卒章显志,曹丕提出文学地位的命题,鲁迅先生说曹丕的时代是“文学的自觉时代”[5],曹丕一派“是为艺术而艺术的一派”。曹丕提出“文章经国之大业,不朽之盛事”的观点,罗宗强先生认为其意是把文章提到和经国大业一样重要的地位[6]。

诚然,不同的职业和领域都对人类社会做着相应的贡献,但是文学作为一种特殊的精神产物,有着独特的价值。每个人都要面对这样一个不争的事实:我们会慢慢变老,直至入土为安。生前的“轰轰烈烈”“死不带去”。不过,虽然“奄忽随物化”,但是“荣名以为宝”,文学使人“声名可著于千秋”。这里所论述的文章价值,实质上是文章的创作主体的个体生命价值,是创作主体借文章的不朽以实现自我价值的不朽[7]。同时,文学也使得它所在的时代成为“永不复返的阶段而显示出永久的魅力”[8]。不一定是“不平则鸣”,也并非“穷而后工”,单纯地把心中的故事“说”出来,也是一种满足。而这世界上的其他人,在无聊寂寞或是踌躇不前时,亦或是悲观失望时,可以找到手边的文学作品,寻求同感,摸索路径,排解心忧,这不失为人生各阶段的乐事。

《典论·论文》提出的诸多命题在古代和当下都有着至高的思考和研究价值,是讨论文学问题不可绕开的。对于这些命题切忌一概而论,应秉持平等对话、自由探讨的态度,以期使命题的内涵延展,激荡出更多绚烂的火花。

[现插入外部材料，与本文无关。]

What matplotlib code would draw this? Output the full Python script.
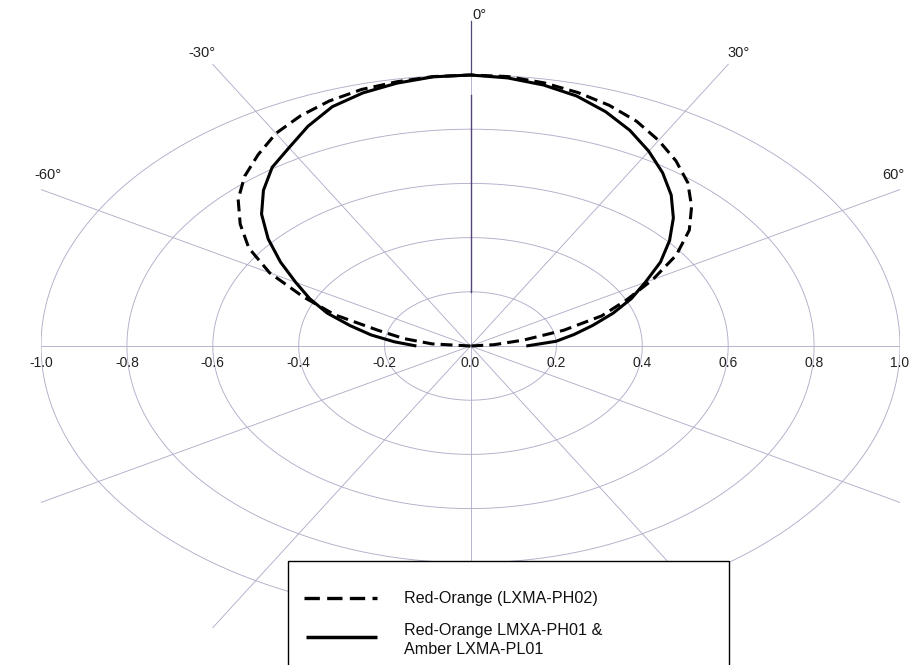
import numpy as np
import matplotlib
matplotlib.use('Agg')
import matplotlib.pyplot as plt
from matplotlib.patches import Rectangle
from matplotlib.lines import Line2D

plt.rcParams['font.family'] = ['Liberation Sans', 'DejaVu Sans']

# angle from the 0 deg (vertical) direction, degrees
angles = [-90, -85, -80, -75, -70, -65, -60, -55, -50, -45, -40, -35, -30,
          -25, -20, -15, -10, -5, 0, 5, 10, 15, 20, 25, 30, 35, 40, 45, 50,
          55, 60, 65, 70, 75, 80, 85, 90]

# Red-Orange (LXMA-PH02), relative intensity
r_ph02 = [0.0, 0.09, 0.157, 0.222, 0.336, 0.43, 0.54, 0.63, 0.70, 0.765,
          0.818, 0.862, 0.906, 0.937, 0.962, 0.98, 0.99, 0.998, 1.0, 0.998,
          0.986, 0.968, 0.945, 0.915, 0.876, 0.834, 0.787, 0.728, 0.665,
          0.585, 0.49, 0.40, 0.325, 0.225, 0.125, 0.055, 0.0]

# Red-Orange LMXA-PH01 & Amber LXMA-PL01
r_ph01 = [0.126, 0.178, 0.235, 0.29, 0.355, 0.413, 0.47, 0.54, 0.615,
          0.688, 0.75, 0.805, 0.845, 0.895, 0.94, 0.967, 0.985, 0.997, 1.0,
          0.993, 0.978, 0.955, 0.92, 0.878, 0.83, 0.78, 0.727, 0.668, 0.605,
          0.54, 0.47, 0.413, 0.353, 0.295, 0.245, 0.2, 0.13]

ring_values = [0.2, 0.4, 0.6, 0.8, 1.0]
spoke_angles = [0, 30, 60, 90, 120, 150, 180, 210, 240, 270, 300, 330]
tick_values = [-1.0, -0.8, -0.6, -0.4, -0.2, 0.0, 0.2, 0.4, 0.6, 0.8, 1.0]
angle_labels = [-60, -30, 0, 30, 60]

label1 = 'Red-Orange (LXMA-PH02)'
label2a = 'Red-Orange LMXA-PH01 &'
label2b = 'Amber LXMA-PL01'

W, H = 911, 665
GRID = '#b3adc9'
DARK = '#55467a'


def to_xy(deg, r):
    t = np.radians(np.asarray(deg, dtype=float))
    r = np.asarray(r, dtype=float)
    return r * np.sin(t), r * np.cos(t)


fig = plt.figure(figsize=(W / 100, H / 100), dpi=100)
ax = fig.add_axes([41 / W, 0, 859 / W, 1])
ax.set_xlim(-1, 1)
ax.set_ylim((346 - H) / 271, 346 / 271)
ax.axis('off')

# elliptical rings
phi = np.linspace(0, 360, 361)
for rv in ring_values:
    x, y = to_xy(phi, np.full_like(phi, rv))
    ax.plot(x, y, color=GRID, lw=0.65, zorder=1)

# spokes
for a in spoke_angles:
    x, y = to_xy([a, a], [0, 1.2])
    ax.plot(x, y, color=GRID, lw=0.65, zorder=1)

# value axis on 0 deg
x, y = to_xy([0, 0], [0.2, 0.925])
ax.plot(x, y, color=DARK, lw=1.0, zorder=2)
x, y = to_xy([0, 0], [1.0, 1.2])
ax.plot(x, y, color=DARK, lw=0.9, zorder=2)

# data curves
x, y = to_xy(angles, r_ph02)
ax.plot(x, y, color='black', lw=2.2, linestyle=(0, (3.9, 2.0)),
        dash_capstyle='butt', zorder=4)
x, y = to_xy(angles, r_ph01)
ax.plot(x, y, color='black', lw=2.2, solid_capstyle='butt', zorder=5)

# tick labels along the horizontal axis
for tv in tick_values:
    ax.text(tv, -0.063, '%.1f' % tv, ha='center', va='center',
            fontsize=10, color='#222222', clip_on=False)

# angle labels
for a in angle_labels:
    if a == 0:
        ax.text(0.005, 1.22, '0°', ha='left', va='center', fontsize=10.5,
                color='#222222', clip_on=False)
    elif abs(a) == 30:
        lx, ly = to_xy(a, 1.25)
        ax.text(lx, ly, '%d°' % a, ha='center', va='center', fontsize=10.5,
                color='#222222', clip_on=False)
    else:
        ax.text(np.sign(a) * 0.985, 0.63, '%d°' % a, ha='center',
                va='center', fontsize=10.5, color='#222222', clip_on=False)

# legend box (drawn in pixel positions of the figure)
fig.patches.append(Rectangle((288 / W, -0.01), 441 / W, (H - 561) / H + 0.01,
                             transform=fig.transFigure, facecolor='white',
                             edgecolor='black', lw=1.0, zorder=10))
fig.lines.append(Line2D([304 / W, 377 / W], [1 - 598 / H] * 2,
                        transform=fig.transFigure, color='black', lw=2.4,
                        linestyle=(0, (4.6, 2.2)), dash_capstyle='butt',
                        zorder=11))
fig.lines.append(Line2D([306 / W, 377 / W], [1 - 637 / H] * 2,
                        transform=fig.transFigure, color='black', lw=2.5,
                        solid_capstyle='butt', zorder=11))
fig.text(404 / W, 1 - 598 / H, label1, ha='left', va='center',
         fontsize=11.6, color='#111111', zorder=12)
fig.text(404 / W, 1 - 630 / H, label2a, ha='left', va='center',
         fontsize=11.6, color='#111111', zorder=12)
fig.text(404 / W, 1 - 650 / H, label2b, ha='left', va='center',
         fontsize=11.6, color='#111111', zorder=12)

fig.savefig('out.png', dpi=100, facecolor='white')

[1] 郭绍虞.中国历代文论选[C].上海:上海古籍出版社,2001:55.

[2] 王晓毅.中国古代人才鉴识术:《人物志》的译注和研究[M].长春:吉林文史出版社,1994:28.

[3] 曹础基.庄子浅注[M].北京:中华书局,1982:323.

[4] 徐公持.魏晋文学史[M].北京:人民文学出版社,1999:63.

[5] 鲁迅.而已集[M].北京:人民文学出版社,1973:84.

[6] 罗宗强.魏晋南北朝文学思想史[M].北京:中华书局,1996.

[7] 吴瑞霞.关于《典论·论文》对创作主体价值的探析[J].武汉大学学报(哲学社会科学版),1999,(4):90-93.

[8] 马克思恩格斯选集(第2卷)[M].北京:人民出版社,2012:114.